Looking ahead to 2026, the bank's analysts anticipate a reversal of this trend. Several factors could contribute to a weakening dollar:

  • Potential Shift in Federal Reserve Policy: If inflation continues to cool and economic growth slows, the Federal Reserve might pivot to a more dovish monetary policy, potentially including interest rate cuts. Lower interest rates typically reduce the attractiveness of dollar-denominated assets, leading to capital outflows and a weaker currency.

  • Global Economic Rebalancing: As other major economies, particularly in Europe and Asia, show signs of recovery and their central banks potentially tighten monetary policy, the relative appeal of non-dollar assets could increase.

  • Reduced Safe-Haven Demand: A decrease in geopolitical tensions or an improvement in the global economic outlook could diminish the dollar's role as a safe-haven asset, reducing demand.

  • Twin Deficits: Persistent US budget and current account deficits could also exert downward pressure on the dollar over the medium to long term.

The potential shift from an overvalued to an undervalued dollar carries significant implications for various stakeholders.

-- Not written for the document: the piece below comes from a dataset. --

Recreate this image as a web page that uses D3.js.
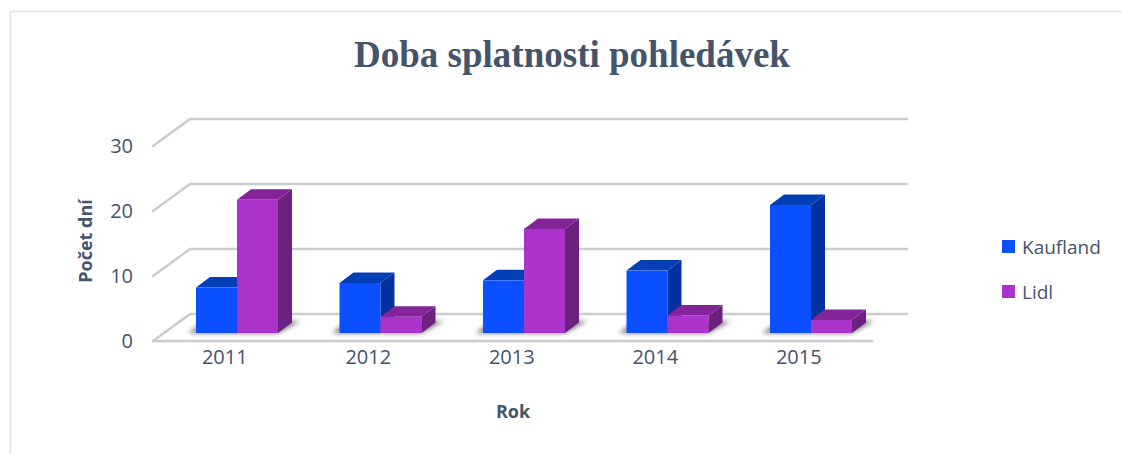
<!DOCTYPE html>
<html>
<head>
<meta charset="utf-8">
<script src="https://cdn.jsdelivr.net/npm/d3@7"></script>
<style>
  html, body { margin: 0; padding: 0; background: #fff; }
  svg { display: block; }
  text { font-family: "Open Sans", sans-serif; fill: #44546a; }
</style>
</head>
<body>
<svg id="chart" width="1122" height="454"></svg>
<script>
var years = ["2011", "2012", "2013", "2014", "2015"];
var seriesNames = ["Kaufland", "Lidl"];
var kaufland = [7, 7.7, 8.1, 9.6, 19.7];
var lidl = [20.5, 2.5, 16, 2.7, 2];
var yTicks = [0, 10, 20, 30];
var colors = {Kaufland: "#0a50ff", Lidl: "#aa33cc"};
var sideColors = {Kaufland: "#0531a0", Lidl: "#6c2180"};
var topColors = {Kaufland: "#053fb5", Lidl: "#832498"};

var svg = d3.select("#chart");

// 3d offsets: wall is set back from the front of the floor, bars stand between
var wall = {dx: 37, dy: -27},
    plane = {dx: 12, dy: -8},
    depth = {dx: 14, dy: -10.5};

var x = d3.scaleBand().domain(years).range([153, 870.5]).paddingInner(0).paddingOuter(0);
var x1 = d3.scaleBand().domain(seriesNames).range([31, 113]);
var y = d3.scaleLinear().domain([0, 30]).range([341, 146]);

var defs = svg.append("defs");
defs.append("filter").attr("id", "soft").attr("x", "-30%").attr("y", "-100%").attr("width", "160%").attr("height", "300%")
    .append("feGaussianBlur").attr("stdDeviation", 2.5);

// frame
svg.append("path")
    .attr("d", d3.line()([[10.5, 454], [10.5, 11.5], [1122, 11.5]]))
    .attr("fill", "none")
    .attr("stroke", "#e4e8f0")
    .attr("stroke-width", 2);

svg.append("text")
    .attr("x", 572)
    .attr("y", 67)
    .attr("text-anchor", "middle")
    .style("font-family", "'Liberation Serif', serif")
    .style("font-weight", "bold")
    .style("font-size", "37px")
    .text("Doba splatnosti pohledávek");

// gridlines
var grid = svg.append("g");
grid.selectAll("path.wall").data(yTicks).enter().append("path")
    .attr("class", "wall")
    .attr("fill", "none")
    .attr("stroke", "#c9ccd0")
    .attr("stroke-width", 2.5)
    .attr("stroke-linecap", "round")
    .attr("d", function(d) {
      return d3.line()([[153, y(d)], [153 + wall.dx, y(d) + wall.dy], [907, y(d) + wall.dy]]);
    });
grid.append("path")
    .attr("fill", "none")
    .attr("stroke", "#c9ccd0")
    .attr("stroke-width", 2.5)
    .attr("stroke-linecap", "round")
    .attr("d", d3.line()([[153, y(0)], [872, y(0)]]));

// floor shadow of each group
var groups = svg.append("g").selectAll("g").data(years).enter().append("g")
    .attr("transform", function(d) { return "translate(" + (x(d) + plane.dx) + "," + plane.dy + ")"; });

groups.append("path")
    .attr("fill", "#000")
    .attr("opacity", 0.55)
    .attr("filter", "url(#soft)")
    .attr("d", function() {
      var x0 = x1("Kaufland"), x2 = x1("Lidl") + x1.bandwidth(), b = y(0);
      return d3.line()([[x0 - 8, b], [x2, b], [x2 + 22, b - 12], [x0 + 10, b - 12]]);
    });

var bars = seriesNames.map(function(name, s) {
  var values = s == 0 ? kaufland : lidl;
  return groups.append("g").each(function(d, i) {
    var g = d3.select(this),
        x0 = x1(name),
        w = x1.bandwidth(),
        top = y(values[i]),
        b = y(0);
    g.append("path")
        .attr("fill", sideColors[name])
        .attr("d", d3.line()([[x0 + w, top], [x0 + w + depth.dx, top + depth.dy], [x0 + w + depth.dx, b + depth.dy], [x0 + w, b]]) + "Z");
    g.append("path")
        .attr("fill", topColors[name])
        .attr("d", d3.line()([[x0, top], [x0 + depth.dx, top + depth.dy], [x0 + w + depth.dx, top + depth.dy], [x0 + w, top]]) + "Z");
    g.append("rect")
        .attr("x", x0)
        .attr("y", top)
        .attr("width", w)
        .attr("height", b - top)
        .attr("fill", colors[name]);
  });
});

// axes
var xAxis = svg.append("g")
    .attr("transform", "translate(0,345)")
    .call(d3.axisBottom(x).tickSize(0).tickPadding(5));
xAxis.select(".domain").remove();
xAxis.selectAll("text").style("font-size", "20px").style("font-family", "'Open Sans', sans-serif").attr("fill", "#44546a");

var yAxis = svg.append("g")
    .attr("transform", "translate(133,0)")
    .call(d3.axisLeft(y).tickValues(yTicks).tickSize(0).tickPadding(0));
yAxis.select(".domain").remove();
yAxis.selectAll("text").style("font-size", "20px").style("font-family", "'Open Sans', sans-serif").attr("fill", "#44546a");

svg.append("text")
    .attr("x", 513)
    .attr("y", 418)
    .attr("text-anchor", "middle")
    .style("font-size", "18px")
    .style("font-weight", "bold")
    .text("Rok");

svg.append("text")
    .attr("transform", "translate(92,241) rotate(-90)")
    .attr("text-anchor", "middle")
    .style("font-size", "18px")
    .style("font-weight", "bold")
    .text("Počet dní");

// legend
var legend = svg.append("g").selectAll("g").data(seriesNames).enter().append("g")
    .attr("transform", function(d, i) { return "translate(1002," + (240 + i * 45) + ")"; });
legend.append("rect")
    .attr("width", 13)
    .attr("height", 13)
    .attr("fill", function(d) { return colors[d]; });
legend.append("text")
    .attr("x", 20)
    .attr("y", 14)
    .style("font-size", "19px")
    .text(function(d) { return d; });
</script>
</body>
</html>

For American consumers, a weaker dollar could lead to higher prices for imported goods, while US exporters would find their products more competitive in international markets. Investors would need to recalibrate their portfolios, considering the impact on foreign exchange hedging strategies and the performance of international assets.

Bank of America advises businesses and investors to prepare for increased currency fluctuations and to consider strategies to mitigate potential risks associated with a more volatile dollar. The precise timing and magnitude of these shifts will depend on a confluence of economic data, central bank actions, and global events in the coming months.